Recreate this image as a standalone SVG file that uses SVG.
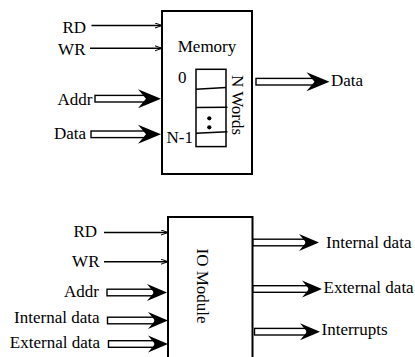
<svg xmlns="http://www.w3.org/2000/svg" xmlns:xlink="http://www.w3.org/1999/xlink" width="415" height="357" viewBox="0 0 415 357">
<style>
text{font-family:"Liberation Serif","Times New Roman",serif;font-size:17px;fill:#000}
.e{text-anchor:end}
.m{text-anchor:middle}
.box{fill:#fff;stroke:#000;stroke-width:2}
.cell{fill:none;stroke:#000;stroke-width:1.5}
.thin{fill:none;stroke:#000;stroke-width:1.5;marker-end:url(#sm)}
.shaft{fill:#fff;stroke:#000;stroke-width:1.4}
.hd{fill:#000}
</style>
<defs>
<marker id="sm" markerUnits="userSpaceOnUse" markerWidth="10" markerHeight="8" refX="7" refY="3" orient="auto">
<path d="M0,0.5 L7,3 L0,5.5" fill="none" stroke="#000" stroke-width="1"/>
</marker>
<path id="h1" class="hd" d="M0,0 L-23,-9.5 L-15,0 L-23,9.5 Z"/>
<path id="h2" class="hd" d="M0,0 L-20,-8.5 L-13,0 L-20,8.5 Z"/>
</defs>

<g id="memory">
<rect class="box" x="162" y="11" width="90" height="163"/>
<text class="m" x="207" y="51.5">Memory</text>
<rect class="cell" x="196" y="69.3" width="30" height="77.3"/>
<line class="cell" x1="196" y1="89.3" x2="226" y2="87.5"/>
<line class="cell" x1="196" y1="107.5" x2="227.5" y2="107.3"/>
<line class="cell" x1="196" y1="133.3" x2="227.5" y2="131.8"/>
<circle cx="209.3" cy="118.3" r="2.1"/>
<circle cx="209.3" cy="127.3" r="2.1"/>
<text x="178" y="83.3">0</text>
<text x="166.5" y="143.3">N-1</text>
<text class="m" transform="translate(231.5,105) rotate(90)">N Words</text>
</g>

<g id="io-module">
<rect class="box" x="168" y="217" width="84.5" height="150"/>
<text class="m" transform="translate(197,286) rotate(90)">IO Module</text>
</g>

<g id="labels">
<text class="e" x="86" y="32.7">RD</text>
<text class="e" x="85.5" y="55">WR</text>
<text class="e" x="92.5" y="105">Addr</text>
<text class="e" x="86" y="138.5">Data</text>
<text x="331" y="85.5">Data</text>
<text class="e" x="97" y="236.7">RD</text>
<text class="e" x="99.5" y="267.3">WR</text>
<text class="e" x="99" y="296.7">Addr</text>
<text class="e" x="99.5" y="322.5">Internal data</text>
<text class="e" x="100" y="348">External data</text>
<text x="326" y="248.3">Internal data</text>
<text x="323.5" y="292.7">External data</text>
<text x="321.5" y="335">Interrupts</text>
</g>

<g id="connectors">
<line class="thin" x1="91.5" y1="25.5" x2="162" y2="25.5"/>
<line class="thin" x1="90" y1="48.3" x2="162" y2="48.3"/>
<rect class="shaft" x="95" y="95.4" width="53" height="6.6"/>
<use xlink:href="#h1" x="161" y="98.7"/>
<rect class="shaft" x="91" y="131" width="57" height="6.6"/>
<use xlink:href="#h1" x="161" y="134.3"/>
<rect class="shaft" x="256" y="78.4" width="60" height="6.6"/>
<use xlink:href="#h1" x="329.5" y="81.7"/>

<line class="thin" x1="104" y1="232.5" x2="168" y2="232.5"/>
<line class="thin" x1="104" y1="261.7" x2="168" y2="261.7"/>
<rect class="shaft" x="107" y="289.2" width="47" height="6.6"/>
<use xlink:href="#h2" x="167" y="292.5"/>
<rect class="shaft" x="107.5" y="317.2" width="47.5" height="6.6"/>
<use xlink:href="#h2" x="168" y="320.5"/>
<rect class="shaft" x="108.5" y="340.7" width="46.5" height="6.6"/>
<use xlink:href="#h2" x="168" y="344"/>
<rect class="shaft" x="253" y="239.2" width="53" height="6.6"/>
<use xlink:href="#h2" x="319" y="242.5"/>
<rect class="shaft" x="253" y="285.7" width="56" height="6.6"/>
<use xlink:href="#h2" x="322" y="289"/>
<rect class="shaft" x="254.5" y="328.4" width="52.5" height="6.6"/>
<use xlink:href="#h2" x="320" y="331.7"/>
</g>
</svg>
+++
Repeat the material above verbatim, with no pictures in the output.

[Answer to the problem]:
Recreate this image as a standalone SVG file that uses SVG.
<svg xmlns="http://www.w3.org/2000/svg" xmlns:xlink="http://www.w3.org/1999/xlink" width="415" height="357" viewBox="0 0 415 357">
<style>
text{font-family:"Liberation Serif","Times New Roman",serif;font-size:17px;fill:#000}
.e{text-anchor:end}
.m{text-anchor:middle}
.box{fill:#fff;stroke:#000;stroke-width:2}
.cell{fill:none;stroke:#000;stroke-width:1.5}
.thin{fill:none;stroke:#000;stroke-width:1.5;marker-end:url(#sm)}
.shaft{fill:#fff;stroke:#000;stroke-width:1.4}
.hd{fill:#000}
</style>
<defs>
<marker id="sm" markerUnits="userSpaceOnUse" markerWidth="10" markerHeight="8" refX="7" refY="3" orient="auto">
<path d="M0,0.5 L7,3 L0,5.5" fill="none" stroke="#000" stroke-width="1"/>
</marker>
<path id="h1" class="hd" d="M0,0 L-23,-9.5 L-15,0 L-23,9.5 Z"/>
<path id="h2" class="hd" d="M0,0 L-20,-8.5 L-13,0 L-20,8.5 Z"/>
</defs>

<g id="memory">
<rect class="box" x="162" y="11" width="90" height="163"/>
<text class="m" x="207" y="51.5">Memory</text>
<rect class="cell" x="196" y="69.3" width="30" height="77.3"/>
<line class="cell" x1="196" y1="89.3" x2="226" y2="87.5"/>
<line class="cell" x1="196" y1="107.5" x2="227.5" y2="107.3"/>
<line class="cell" x1="196" y1="133.3" x2="227.5" y2="131.8"/>
<circle cx="209.3" cy="118.3" r="2.1"/>
<circle cx="209.3" cy="127.3" r="2.1"/>
<text x="178" y="83.3">0</text>
<text x="166.5" y="143.3">N-1</text>
<text class="m" transform="translate(231.5,105) rotate(90)">N Words</text>
</g>

<g id="io-module">
<rect class="box" x="168" y="217" width="84.5" height="150"/>
<text class="m" transform="translate(197,286) rotate(90)">IO Module</text>
</g>

<g id="labels">
<text class="e" x="86" y="32.7">RD</text>
<text class="e" x="85.5" y="55">WR</text>
<text class="e" x="92.5" y="105">Addr</text>
<text class="e" x="86" y="138.5">Data</text>
<text x="331" y="85.5">Data</text>
<text class="e" x="97" y="236.7">RD</text>
<text class="e" x="99.5" y="267.3">WR</text>
<text class="e" x="99" y="296.7">Addr</text>
<text class="e" x="99.5" y="322.5">Internal data</text>
<text class="e" x="100" y="348">External data</text>
<text x="326" y="248.3">Internal data</text>
<text x="323.5" y="292.7">External data</text>
<text x="321.5" y="335">Interrupts</text>
</g>

<g id="connectors">
<line class="thin" x1="91.5" y1="25.5" x2="162" y2="25.5"/>
<line class="thin" x1="90" y1="48.3" x2="162" y2="48.3"/>
<rect class="shaft" x="95" y="95.4" width="53" height="6.6"/>
<use xlink:href="#h1" x="161" y="98.7"/>
<rect class="shaft" x="91" y="131" width="57" height="6.6"/>
<use xlink:href="#h1" x="161" y="134.3"/>
<rect class="shaft" x="256" y="78.4" width="60" height="6.6"/>
<use xlink:href="#h1" x="329.5" y="81.7"/>

<line class="thin" x1="104" y1="232.5" x2="168" y2="232.5"/>
<line class="thin" x1="104" y1="261.7" x2="168" y2="261.7"/>
<rect class="shaft" x="107" y="289.2" width="47" height="6.6"/>
<use xlink:href="#h2" x="167" y="292.5"/>
<rect class="shaft" x="107.5" y="317.2" width="47.5" height="6.6"/>
<use xlink:href="#h2" x="168" y="320.5"/>
<rect class="shaft" x="108.5" y="340.7" width="46.5" height="6.6"/>
<use xlink:href="#h2" x="168" y="344"/>
<rect class="shaft" x="253" y="239.2" width="53" height="6.6"/>
<use xlink:href="#h2" x="319" y="242.5"/>
<rect class="shaft" x="253" y="285.7" width="56" height="6.6"/>
<use xlink:href="#h2" x="322" y="289"/>
<rect class="shaft" x="254.5" y="328.4" width="52.5" height="6.6"/>
<use xlink:href="#h2" x="320" y="331.7"/>
</g>
</svg>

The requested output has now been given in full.